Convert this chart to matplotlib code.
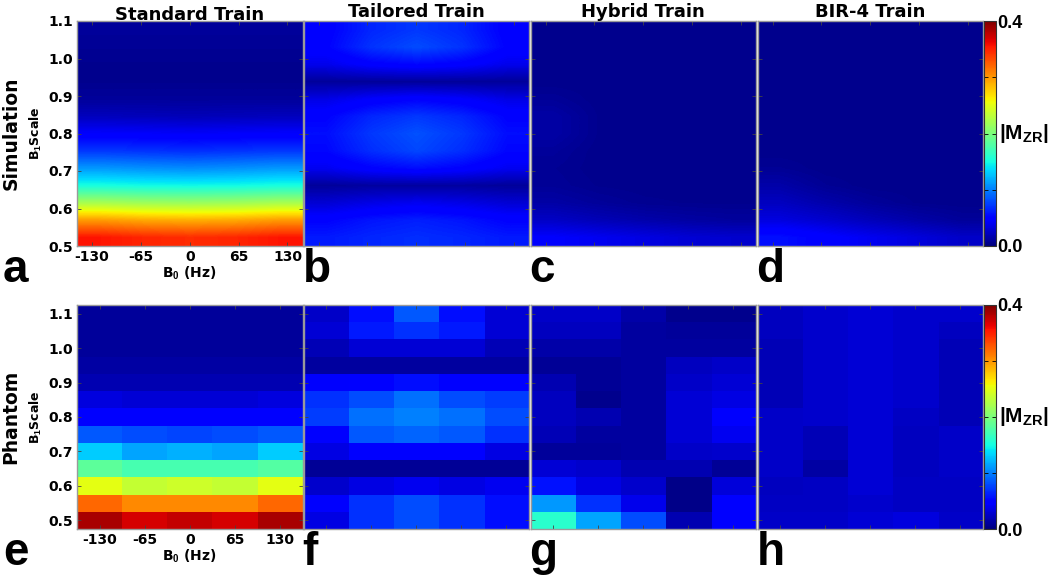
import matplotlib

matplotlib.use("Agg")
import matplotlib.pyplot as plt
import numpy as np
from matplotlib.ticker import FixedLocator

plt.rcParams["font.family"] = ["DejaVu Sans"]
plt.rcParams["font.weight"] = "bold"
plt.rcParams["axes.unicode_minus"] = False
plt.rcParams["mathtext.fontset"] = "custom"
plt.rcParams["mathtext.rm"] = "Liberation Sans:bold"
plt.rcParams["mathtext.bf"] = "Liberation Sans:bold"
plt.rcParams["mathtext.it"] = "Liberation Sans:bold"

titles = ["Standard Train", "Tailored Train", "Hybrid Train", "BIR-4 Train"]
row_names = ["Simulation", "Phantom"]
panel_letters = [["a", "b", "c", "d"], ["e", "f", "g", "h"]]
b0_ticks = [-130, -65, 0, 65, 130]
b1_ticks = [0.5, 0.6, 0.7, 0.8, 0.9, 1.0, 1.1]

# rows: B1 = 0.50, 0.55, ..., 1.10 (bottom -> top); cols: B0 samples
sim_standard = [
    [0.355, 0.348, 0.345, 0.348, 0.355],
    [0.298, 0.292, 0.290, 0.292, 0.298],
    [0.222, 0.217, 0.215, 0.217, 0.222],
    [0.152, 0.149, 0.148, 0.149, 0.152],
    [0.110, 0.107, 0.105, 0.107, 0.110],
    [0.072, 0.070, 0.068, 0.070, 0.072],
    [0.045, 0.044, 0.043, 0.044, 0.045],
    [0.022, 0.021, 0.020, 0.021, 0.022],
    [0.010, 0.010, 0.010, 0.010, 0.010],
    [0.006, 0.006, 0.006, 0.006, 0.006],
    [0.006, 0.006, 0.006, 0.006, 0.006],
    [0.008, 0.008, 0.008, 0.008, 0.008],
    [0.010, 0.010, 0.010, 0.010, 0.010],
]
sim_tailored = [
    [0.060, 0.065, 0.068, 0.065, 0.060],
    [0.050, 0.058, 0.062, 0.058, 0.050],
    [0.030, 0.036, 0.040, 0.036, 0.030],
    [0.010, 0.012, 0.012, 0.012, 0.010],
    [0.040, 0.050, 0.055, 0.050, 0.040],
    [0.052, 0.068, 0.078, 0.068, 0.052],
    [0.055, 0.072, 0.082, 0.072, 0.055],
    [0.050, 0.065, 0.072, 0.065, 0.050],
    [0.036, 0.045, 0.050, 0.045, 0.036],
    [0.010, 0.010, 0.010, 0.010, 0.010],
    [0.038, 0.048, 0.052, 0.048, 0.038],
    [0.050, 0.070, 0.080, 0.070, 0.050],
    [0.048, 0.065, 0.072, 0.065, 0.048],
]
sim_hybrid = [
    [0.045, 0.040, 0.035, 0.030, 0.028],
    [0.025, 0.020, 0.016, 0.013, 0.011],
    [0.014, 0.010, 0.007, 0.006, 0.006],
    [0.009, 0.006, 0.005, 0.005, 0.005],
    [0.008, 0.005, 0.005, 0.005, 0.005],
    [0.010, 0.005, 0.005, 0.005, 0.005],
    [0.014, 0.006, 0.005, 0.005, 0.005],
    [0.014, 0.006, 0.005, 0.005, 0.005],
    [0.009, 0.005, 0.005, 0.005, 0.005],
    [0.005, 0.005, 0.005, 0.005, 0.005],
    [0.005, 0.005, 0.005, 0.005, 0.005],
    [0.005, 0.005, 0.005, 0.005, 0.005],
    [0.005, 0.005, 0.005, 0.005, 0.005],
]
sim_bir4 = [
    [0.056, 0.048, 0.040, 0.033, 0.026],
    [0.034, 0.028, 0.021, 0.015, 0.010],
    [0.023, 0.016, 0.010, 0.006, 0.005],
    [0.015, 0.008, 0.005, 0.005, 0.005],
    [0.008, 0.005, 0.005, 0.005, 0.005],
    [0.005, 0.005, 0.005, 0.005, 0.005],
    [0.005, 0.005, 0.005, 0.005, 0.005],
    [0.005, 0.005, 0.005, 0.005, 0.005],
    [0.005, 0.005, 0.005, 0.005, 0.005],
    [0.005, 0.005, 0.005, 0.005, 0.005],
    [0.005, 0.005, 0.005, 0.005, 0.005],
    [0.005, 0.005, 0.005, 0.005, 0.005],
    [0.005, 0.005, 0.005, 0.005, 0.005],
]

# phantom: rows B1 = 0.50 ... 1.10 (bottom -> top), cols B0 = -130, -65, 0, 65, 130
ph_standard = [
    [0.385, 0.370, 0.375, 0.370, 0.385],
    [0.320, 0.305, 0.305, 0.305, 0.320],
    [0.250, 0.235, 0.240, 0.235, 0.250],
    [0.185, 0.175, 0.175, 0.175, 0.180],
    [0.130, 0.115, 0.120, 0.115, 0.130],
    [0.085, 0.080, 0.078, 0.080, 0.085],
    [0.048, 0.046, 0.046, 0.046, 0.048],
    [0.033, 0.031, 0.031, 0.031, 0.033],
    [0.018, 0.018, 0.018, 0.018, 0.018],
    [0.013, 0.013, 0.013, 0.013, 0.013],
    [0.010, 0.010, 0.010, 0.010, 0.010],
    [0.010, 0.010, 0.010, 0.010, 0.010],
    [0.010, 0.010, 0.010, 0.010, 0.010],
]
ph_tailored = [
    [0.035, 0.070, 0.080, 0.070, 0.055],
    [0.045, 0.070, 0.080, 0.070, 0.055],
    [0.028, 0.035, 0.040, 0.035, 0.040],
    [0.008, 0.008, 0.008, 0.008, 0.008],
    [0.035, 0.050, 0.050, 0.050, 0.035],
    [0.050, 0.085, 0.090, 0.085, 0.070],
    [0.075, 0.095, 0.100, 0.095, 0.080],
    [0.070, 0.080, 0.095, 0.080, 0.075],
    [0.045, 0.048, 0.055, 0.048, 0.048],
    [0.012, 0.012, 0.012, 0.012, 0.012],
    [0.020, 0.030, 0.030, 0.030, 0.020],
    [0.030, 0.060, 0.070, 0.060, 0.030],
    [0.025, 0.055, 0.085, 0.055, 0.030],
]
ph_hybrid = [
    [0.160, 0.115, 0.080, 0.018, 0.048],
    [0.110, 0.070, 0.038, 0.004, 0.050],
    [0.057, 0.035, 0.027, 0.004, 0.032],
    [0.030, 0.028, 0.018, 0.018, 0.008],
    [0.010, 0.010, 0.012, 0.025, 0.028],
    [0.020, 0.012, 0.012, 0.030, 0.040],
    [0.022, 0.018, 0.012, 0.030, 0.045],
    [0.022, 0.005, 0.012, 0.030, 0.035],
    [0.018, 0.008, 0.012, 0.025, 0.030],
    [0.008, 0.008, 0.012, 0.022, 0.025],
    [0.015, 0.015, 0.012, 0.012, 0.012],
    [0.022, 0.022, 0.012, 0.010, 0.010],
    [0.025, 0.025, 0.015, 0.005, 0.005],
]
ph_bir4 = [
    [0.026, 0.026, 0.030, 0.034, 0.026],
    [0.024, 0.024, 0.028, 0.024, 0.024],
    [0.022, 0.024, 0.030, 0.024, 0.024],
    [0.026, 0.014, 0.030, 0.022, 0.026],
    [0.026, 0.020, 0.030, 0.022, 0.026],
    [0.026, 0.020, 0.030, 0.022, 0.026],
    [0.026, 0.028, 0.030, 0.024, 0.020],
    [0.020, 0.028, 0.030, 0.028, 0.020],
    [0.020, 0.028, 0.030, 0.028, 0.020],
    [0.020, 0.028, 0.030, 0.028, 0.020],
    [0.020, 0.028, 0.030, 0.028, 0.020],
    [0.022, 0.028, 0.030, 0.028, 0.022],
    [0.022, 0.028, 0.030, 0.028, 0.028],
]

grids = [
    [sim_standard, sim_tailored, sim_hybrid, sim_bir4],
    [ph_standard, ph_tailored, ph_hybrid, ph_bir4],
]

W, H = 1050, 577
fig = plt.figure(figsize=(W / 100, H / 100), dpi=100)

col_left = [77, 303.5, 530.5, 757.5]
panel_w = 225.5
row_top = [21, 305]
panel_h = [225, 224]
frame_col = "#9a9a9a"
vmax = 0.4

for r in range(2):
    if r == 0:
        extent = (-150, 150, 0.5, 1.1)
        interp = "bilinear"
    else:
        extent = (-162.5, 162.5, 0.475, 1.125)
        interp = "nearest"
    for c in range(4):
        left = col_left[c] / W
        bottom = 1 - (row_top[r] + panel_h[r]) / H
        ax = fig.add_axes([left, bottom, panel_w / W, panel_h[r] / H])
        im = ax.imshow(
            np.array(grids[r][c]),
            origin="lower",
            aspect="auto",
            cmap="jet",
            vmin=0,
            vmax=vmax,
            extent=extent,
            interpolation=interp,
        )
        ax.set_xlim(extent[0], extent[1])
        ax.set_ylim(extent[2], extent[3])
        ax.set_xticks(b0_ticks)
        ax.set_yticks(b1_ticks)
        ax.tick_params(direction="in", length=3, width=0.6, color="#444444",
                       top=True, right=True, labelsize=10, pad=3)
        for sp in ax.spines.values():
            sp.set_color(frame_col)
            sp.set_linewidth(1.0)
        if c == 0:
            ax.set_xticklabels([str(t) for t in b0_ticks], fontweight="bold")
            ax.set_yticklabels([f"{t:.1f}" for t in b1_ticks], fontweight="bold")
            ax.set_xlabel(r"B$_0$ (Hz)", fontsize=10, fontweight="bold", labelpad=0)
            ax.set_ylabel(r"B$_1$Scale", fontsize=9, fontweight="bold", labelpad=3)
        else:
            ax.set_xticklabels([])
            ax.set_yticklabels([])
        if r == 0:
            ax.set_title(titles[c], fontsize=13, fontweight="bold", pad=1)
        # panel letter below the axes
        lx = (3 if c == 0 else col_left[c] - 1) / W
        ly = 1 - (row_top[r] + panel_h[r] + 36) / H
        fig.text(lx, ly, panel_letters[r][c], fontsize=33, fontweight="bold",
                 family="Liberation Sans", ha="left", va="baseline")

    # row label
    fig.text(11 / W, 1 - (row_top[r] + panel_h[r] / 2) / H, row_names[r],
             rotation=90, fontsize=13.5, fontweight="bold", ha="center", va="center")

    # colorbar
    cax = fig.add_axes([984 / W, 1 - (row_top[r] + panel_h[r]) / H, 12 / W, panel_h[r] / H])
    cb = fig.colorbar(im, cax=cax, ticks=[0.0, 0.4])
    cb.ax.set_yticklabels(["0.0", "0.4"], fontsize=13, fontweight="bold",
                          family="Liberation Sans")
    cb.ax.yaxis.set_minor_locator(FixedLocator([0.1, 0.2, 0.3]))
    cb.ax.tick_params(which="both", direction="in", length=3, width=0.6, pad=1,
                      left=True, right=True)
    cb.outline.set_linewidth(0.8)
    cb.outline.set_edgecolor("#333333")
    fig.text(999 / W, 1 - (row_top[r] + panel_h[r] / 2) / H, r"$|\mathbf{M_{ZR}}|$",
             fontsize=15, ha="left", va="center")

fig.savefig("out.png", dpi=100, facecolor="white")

◆ **SET PROBLEM**
Using the listing, say how many lines include the word "matplotlib", and add nothing else.

◆ **OUTPUT BELOW**
5